Hooked Up is a 2013 Spanish found footage horror film directed by Pablo Larcuen, written by Larcuen and Eduard Sola, and starring Stephen Ohl, Jonah Ehrenreich, Natascha Wiese, and Júlia Molins. It was shot entirely on an iPhone 4S. Hooked Up premiered at Sitges Film Festival on 15 October 2013 and was released to video-on-demand in the US on 7 April 2015.

== Plot ==
After one breaks up with his girlfriend, two American men go out for a wild night of partying in Barcelona, Spain. They are initially excited when two women invite them back to their house, but they find trouble in the form of a killer ghost who locks them in and attacks them.

== Cast ==
- Jonah Ehrenreich as Tonio
- Júlia Molins as Noemi
- Stephen Ohl as Peter
- Natascha Wiese as Katia

== Production ==
Casting took place in the United States over video. In the absence of any contracts, Larcuen and the two male leads got tattoos together, which Larcuen reasoned would keep them interested in the project. The film was shot on an iPhone 4S in 2011. Larcuen said that he chose the iPhone because he could not afford to shoot on film, and he did not want to use a cheap digital camera. Three iPhones were cycled during filming; battery power and storage space were issues. Hooked Up had a cinematographer who shot the film traditionally; it was not shot by the actors themselves. Apple was not involved in the film's production.
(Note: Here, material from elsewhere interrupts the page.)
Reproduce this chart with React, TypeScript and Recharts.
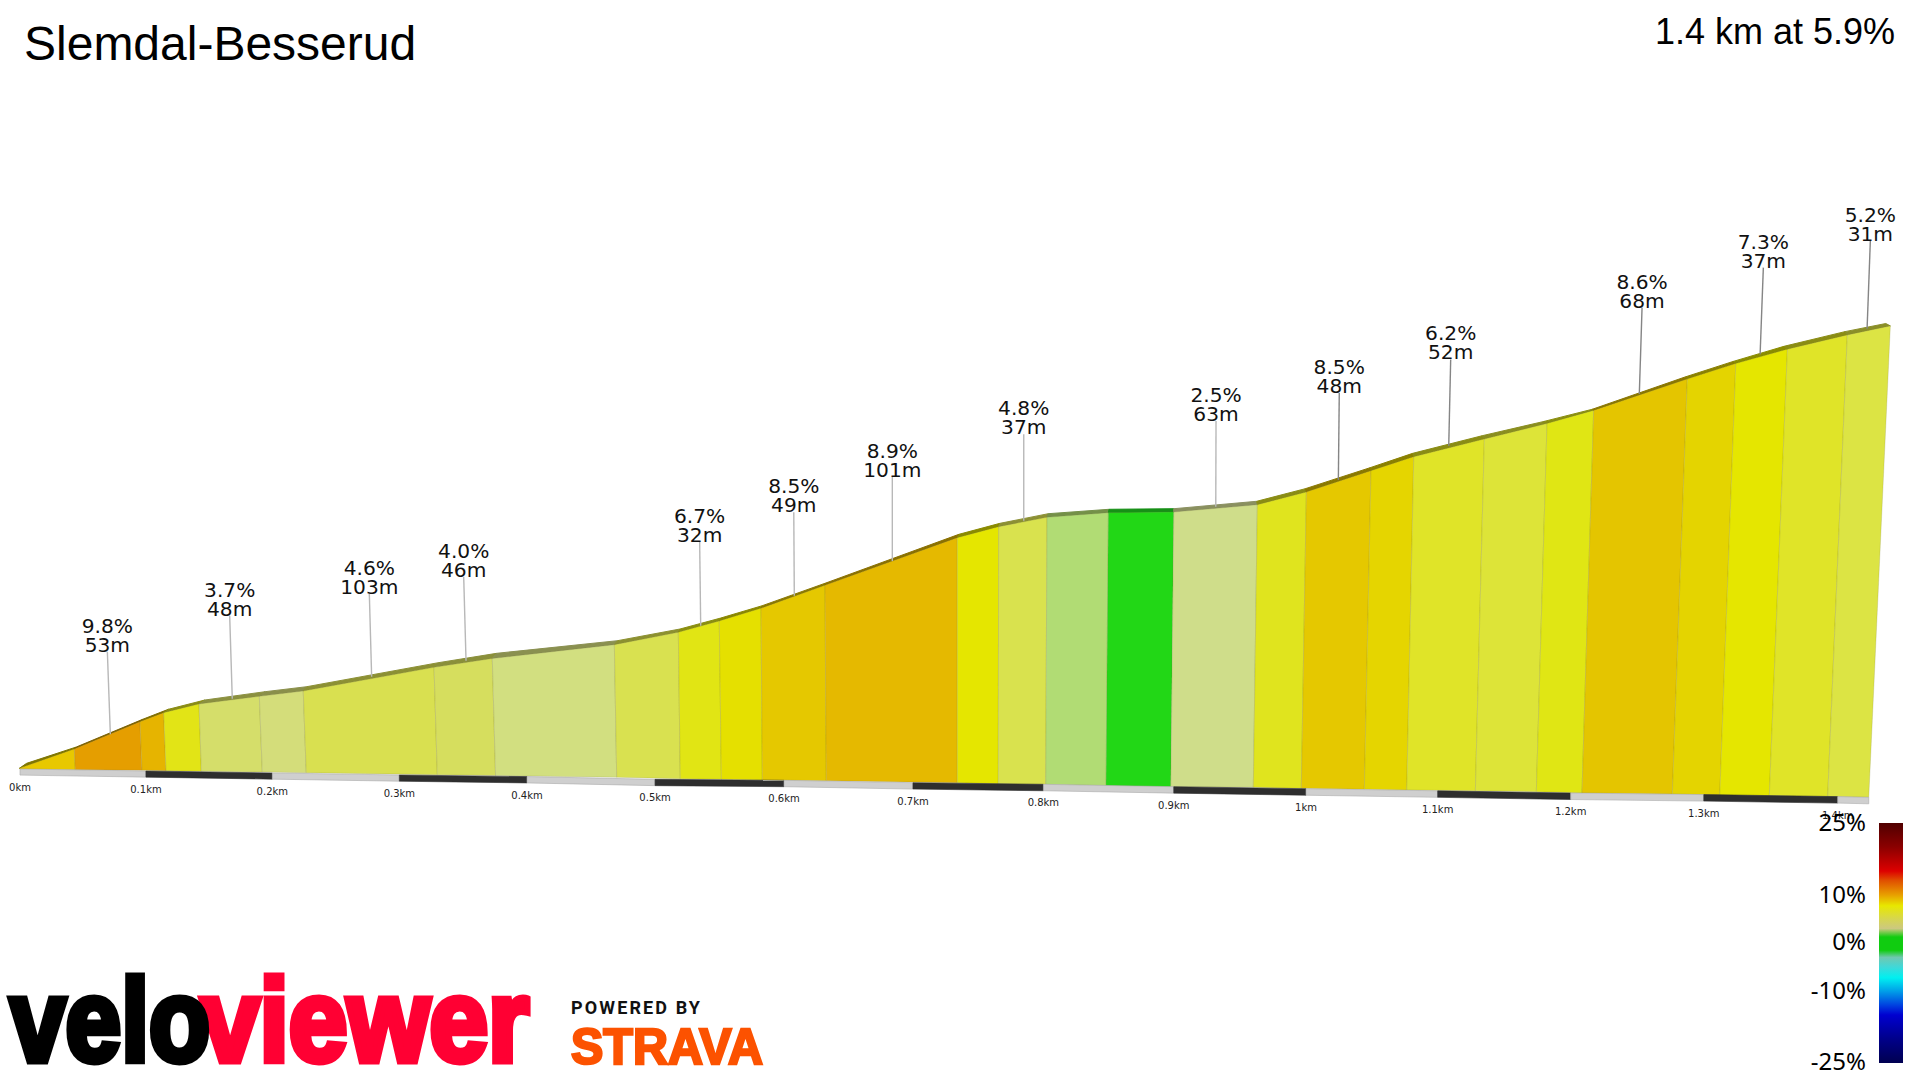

Post-production took an extended period of time, as the sound designer, a volunteer, could only work on weekends.

== Release ==
Hooked Up premiered at the Sitges Film Festival on 15 October 2013. In the US, Uncork'd Entertainment released it to video on demand on April 7, 2015, and on DVD on June 9, 2015. It will be released in the UK on 27 April 2015. It is currently (as of December 2019) available for free on Amazon Prime.

== Reception ==
J. R. Southall of Starburst rated it 5/10 and wrote, "This will never be regarded as a great, but it is unexpectedly entertaining and if the iPhone conceit is an indication of things to come, it might have been a lot worse." Jessy Williams of Scream rated it 1/5 stars and wrote, "There is nothing in Hooked Up that is remotely original; it's basically an extended version of the winged succubus segment from V/H/S, but not quite as effective." Patrick Cooper of Bloody Disgusting rated it 2.5/5 stars and wrote, "Though it certainly goes in an unexpected direction, Hooked Ups end fails to make an impact. If you can make it past the painful first 20 minutes, I'd say it's definitely worth renting solely for the great middle chunk." Matt Boiselle of Dread Central rated it 0.5/5 stars and wrote, "do yourselves a colossal favor and bypass this 'hook-up' at all costs". Michael DeFillipo of Horror Society rated it 6.7/10 and called it "a pretty solid flick" with a boring lead-up and poor plot twist. HorrorTalk rated it 3/5 stars and wrote that "it's not all bad, and it's competently directed", but it "doesn't offer anything new".